Let’s say we all get used to the gropings and the nudie pictures from the body scanners. And let’s say TSA goes back to its policy of applying them to everyone who wants or needs to get on a plane. And let’s say on a busy travel day at a busy airport we have a full labyrinth of travelers waiting to be processed through TSA security.
A bottleneck, one might say. At a Dulles or Hartsfield or DFW or O’Hare, you could be looking at hundreds of people bunched up and waiting to be scanned or patted down.
Hundreds. More in one place, in fact, than are on an airplane.
Now let’s say a Muslim jihadist shows up with a bomb vest and/or a rolling bag full of PETN. He goes about 2/3 of the way through the line, and then he’s detonated by cell phone.
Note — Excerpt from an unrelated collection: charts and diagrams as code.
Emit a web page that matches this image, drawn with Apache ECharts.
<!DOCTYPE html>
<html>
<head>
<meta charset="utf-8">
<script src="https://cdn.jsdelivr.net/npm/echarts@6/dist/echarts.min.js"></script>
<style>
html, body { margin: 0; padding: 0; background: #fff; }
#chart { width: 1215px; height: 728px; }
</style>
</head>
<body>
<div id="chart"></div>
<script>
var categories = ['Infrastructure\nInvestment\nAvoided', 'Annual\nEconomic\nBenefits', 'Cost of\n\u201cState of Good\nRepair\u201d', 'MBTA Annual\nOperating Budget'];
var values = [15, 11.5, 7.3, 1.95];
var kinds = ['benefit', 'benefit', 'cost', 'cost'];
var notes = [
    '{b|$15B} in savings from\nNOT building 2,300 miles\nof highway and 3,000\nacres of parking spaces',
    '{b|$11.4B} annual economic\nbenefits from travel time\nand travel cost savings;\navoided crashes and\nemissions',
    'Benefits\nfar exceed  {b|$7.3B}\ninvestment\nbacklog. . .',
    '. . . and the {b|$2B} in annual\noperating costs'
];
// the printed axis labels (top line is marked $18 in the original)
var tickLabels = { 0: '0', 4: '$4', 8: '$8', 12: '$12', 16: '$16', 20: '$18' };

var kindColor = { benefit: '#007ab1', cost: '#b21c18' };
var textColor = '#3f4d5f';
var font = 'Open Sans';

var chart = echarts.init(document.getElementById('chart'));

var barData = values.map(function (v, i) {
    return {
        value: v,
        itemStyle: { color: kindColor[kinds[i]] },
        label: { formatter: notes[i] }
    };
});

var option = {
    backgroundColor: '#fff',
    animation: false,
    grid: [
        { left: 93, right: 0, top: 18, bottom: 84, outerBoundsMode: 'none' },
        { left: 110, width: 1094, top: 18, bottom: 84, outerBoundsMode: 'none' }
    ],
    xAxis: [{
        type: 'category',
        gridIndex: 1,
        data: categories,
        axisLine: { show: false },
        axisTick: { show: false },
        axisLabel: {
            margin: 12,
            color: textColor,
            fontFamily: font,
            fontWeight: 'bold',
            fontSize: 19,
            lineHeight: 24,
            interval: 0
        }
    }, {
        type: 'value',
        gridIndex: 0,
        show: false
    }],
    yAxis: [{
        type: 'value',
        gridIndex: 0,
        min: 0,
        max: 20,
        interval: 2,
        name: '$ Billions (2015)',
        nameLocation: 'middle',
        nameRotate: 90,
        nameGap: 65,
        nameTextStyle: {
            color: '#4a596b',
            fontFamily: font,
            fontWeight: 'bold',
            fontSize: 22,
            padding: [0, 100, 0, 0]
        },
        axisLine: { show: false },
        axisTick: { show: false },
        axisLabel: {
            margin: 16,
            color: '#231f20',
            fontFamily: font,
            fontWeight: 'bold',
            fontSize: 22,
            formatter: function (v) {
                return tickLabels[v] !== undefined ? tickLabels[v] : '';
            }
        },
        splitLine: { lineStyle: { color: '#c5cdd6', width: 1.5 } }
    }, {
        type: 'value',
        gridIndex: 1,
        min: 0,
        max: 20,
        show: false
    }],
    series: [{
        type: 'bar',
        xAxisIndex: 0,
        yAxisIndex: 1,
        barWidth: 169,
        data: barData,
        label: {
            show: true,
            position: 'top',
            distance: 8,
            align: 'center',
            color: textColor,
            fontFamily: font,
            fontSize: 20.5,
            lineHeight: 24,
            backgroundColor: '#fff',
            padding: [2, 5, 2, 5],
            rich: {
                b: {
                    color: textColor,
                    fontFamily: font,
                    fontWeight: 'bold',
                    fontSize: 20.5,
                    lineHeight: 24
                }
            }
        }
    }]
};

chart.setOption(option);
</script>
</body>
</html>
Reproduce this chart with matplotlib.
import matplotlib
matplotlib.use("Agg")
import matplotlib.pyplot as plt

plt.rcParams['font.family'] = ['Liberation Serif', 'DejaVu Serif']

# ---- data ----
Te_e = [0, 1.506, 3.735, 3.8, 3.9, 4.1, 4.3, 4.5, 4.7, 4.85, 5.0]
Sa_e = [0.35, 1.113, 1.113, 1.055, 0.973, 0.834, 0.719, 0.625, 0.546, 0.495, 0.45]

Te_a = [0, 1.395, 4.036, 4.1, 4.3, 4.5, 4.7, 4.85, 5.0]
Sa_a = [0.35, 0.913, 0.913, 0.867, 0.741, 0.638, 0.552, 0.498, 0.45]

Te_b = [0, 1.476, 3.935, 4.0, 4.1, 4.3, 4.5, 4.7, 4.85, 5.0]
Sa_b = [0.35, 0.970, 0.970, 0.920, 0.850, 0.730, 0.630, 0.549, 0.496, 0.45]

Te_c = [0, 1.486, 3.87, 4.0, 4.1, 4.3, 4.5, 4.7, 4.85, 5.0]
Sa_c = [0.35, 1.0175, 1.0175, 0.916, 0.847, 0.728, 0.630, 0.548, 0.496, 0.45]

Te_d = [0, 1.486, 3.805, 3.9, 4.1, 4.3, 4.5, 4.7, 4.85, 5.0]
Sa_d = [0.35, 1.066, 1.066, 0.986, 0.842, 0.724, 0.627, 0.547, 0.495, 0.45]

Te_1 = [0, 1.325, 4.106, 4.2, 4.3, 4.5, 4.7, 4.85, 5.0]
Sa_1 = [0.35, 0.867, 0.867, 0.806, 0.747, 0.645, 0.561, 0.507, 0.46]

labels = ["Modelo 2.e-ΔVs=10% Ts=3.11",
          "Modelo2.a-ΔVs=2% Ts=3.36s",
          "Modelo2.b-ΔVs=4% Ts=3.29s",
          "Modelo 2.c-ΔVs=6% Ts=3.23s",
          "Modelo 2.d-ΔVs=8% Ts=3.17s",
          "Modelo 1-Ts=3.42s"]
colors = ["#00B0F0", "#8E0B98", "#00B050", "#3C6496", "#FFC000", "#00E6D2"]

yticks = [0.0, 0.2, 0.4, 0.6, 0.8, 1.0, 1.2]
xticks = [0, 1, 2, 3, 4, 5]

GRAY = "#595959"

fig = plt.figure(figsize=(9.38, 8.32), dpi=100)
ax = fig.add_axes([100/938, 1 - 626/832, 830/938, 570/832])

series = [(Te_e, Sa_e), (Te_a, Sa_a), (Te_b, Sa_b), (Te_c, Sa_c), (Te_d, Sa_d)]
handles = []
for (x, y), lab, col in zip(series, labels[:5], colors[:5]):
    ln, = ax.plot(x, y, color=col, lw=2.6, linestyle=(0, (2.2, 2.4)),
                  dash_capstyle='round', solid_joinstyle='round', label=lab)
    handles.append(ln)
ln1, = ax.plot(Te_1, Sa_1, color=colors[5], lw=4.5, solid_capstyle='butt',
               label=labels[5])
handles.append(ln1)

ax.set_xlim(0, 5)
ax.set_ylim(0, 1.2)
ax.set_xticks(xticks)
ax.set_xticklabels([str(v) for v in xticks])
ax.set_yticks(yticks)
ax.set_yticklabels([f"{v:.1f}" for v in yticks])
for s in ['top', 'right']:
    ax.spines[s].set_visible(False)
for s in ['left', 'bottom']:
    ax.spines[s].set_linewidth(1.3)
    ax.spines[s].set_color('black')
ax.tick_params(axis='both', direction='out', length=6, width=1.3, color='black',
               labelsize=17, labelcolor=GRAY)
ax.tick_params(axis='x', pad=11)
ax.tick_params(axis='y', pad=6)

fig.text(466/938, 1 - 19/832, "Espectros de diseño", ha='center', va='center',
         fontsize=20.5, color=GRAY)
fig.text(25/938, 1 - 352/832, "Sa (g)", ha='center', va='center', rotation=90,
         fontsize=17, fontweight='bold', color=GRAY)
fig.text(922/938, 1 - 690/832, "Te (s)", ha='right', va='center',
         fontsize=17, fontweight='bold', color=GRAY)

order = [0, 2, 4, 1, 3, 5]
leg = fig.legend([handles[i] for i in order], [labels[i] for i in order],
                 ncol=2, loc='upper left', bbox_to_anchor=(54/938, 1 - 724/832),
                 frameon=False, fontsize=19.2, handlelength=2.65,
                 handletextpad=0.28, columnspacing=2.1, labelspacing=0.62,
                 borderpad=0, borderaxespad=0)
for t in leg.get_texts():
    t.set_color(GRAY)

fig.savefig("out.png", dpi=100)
How many casualties then? How big an incident?
And what happens to TSA’s airport security? They’ve established a procedure which has now directly enabled a mass-casualty terrorist attack. They’ve put Americans at risk, and the enemy has exploited that weakness.
So where do you go from there? You can’t run Security Theater anymore, can you? You now know that you can be hit at the concourse even easier than on a plane. Do you set up roadblocks to keep people out of the terminal building until they pass through security screening? Do you redesign airports to route travelers one by one through bombproof tunnels?
Or do you just not have air travel anymore?
The point is, only one thing is going to work. And that is for airport/airline security to know who is getting on planes and to have the power to refuse service to people who represent a risk.
We’re somewhat lucky, in that the universe of people willing to blow themselves up on a plane or in an airport is not a particularly large one. Neither is it a particularly exclusive one. The 9/11 hijackers notwithstanding, your typical jihadist operator is a lot like Faisal Shahzad or Umar Farouk Abdulmutallab – namely, a dunce who gives off warning signs like they were fireworks on the Fourth of July. All it really takes is someone unafraid to call such a perpetrator out when he presents himself.
When Abdulmutallab’s father denounces him to the State Department, he needs to be refused permission to board a plane headed for the United States. Period. When Shahzad goes to Pakistan for jihadist training and stops paying his mortgage as a result, he needs to be put under surveillance. Period.
You can and should have airport security. It needs to be conducted by the people most affected by both the threat of losing a plane full of passengers and committed to the smooth operation of American air travel – namely, the airlines. They can’t afford to have their planes hijacked or blown up, so they’re going to be in the business of finding smarter and better ways to keep that from happening.
But the government’s role needs to be what it’s always been – namely, finding out who the bad guys are and neutralizing them before they can do anything to the folks. And that means aggressive intelligence operations against our enemies. Keeping America’s enemies from coming here. Breaking up terror plots in American Muslim communities, since those who threaten us are, in fact, Muslims. Maintaining and providing a threat database to the airlines so they can do a creditable job of security.
This is workable and it’s intelligent. But it’s not politically correct, and it’s also a security program which doesn’t conform to the capabilities of the semi-skilled, soon-to-be-unionized hourly bureaucrats at the TSA – who are able to conduct de rigeur patdowns and look at body scanner pictures but apparently not to discern with professionalism which passengers by their behavior need those patdowns and scans.
As such, it’s going to take something horrible happening before any sensible change is put in place.
Let’s hope that’s not needed. We’d better expect otherwise, though. Our noses are wide open.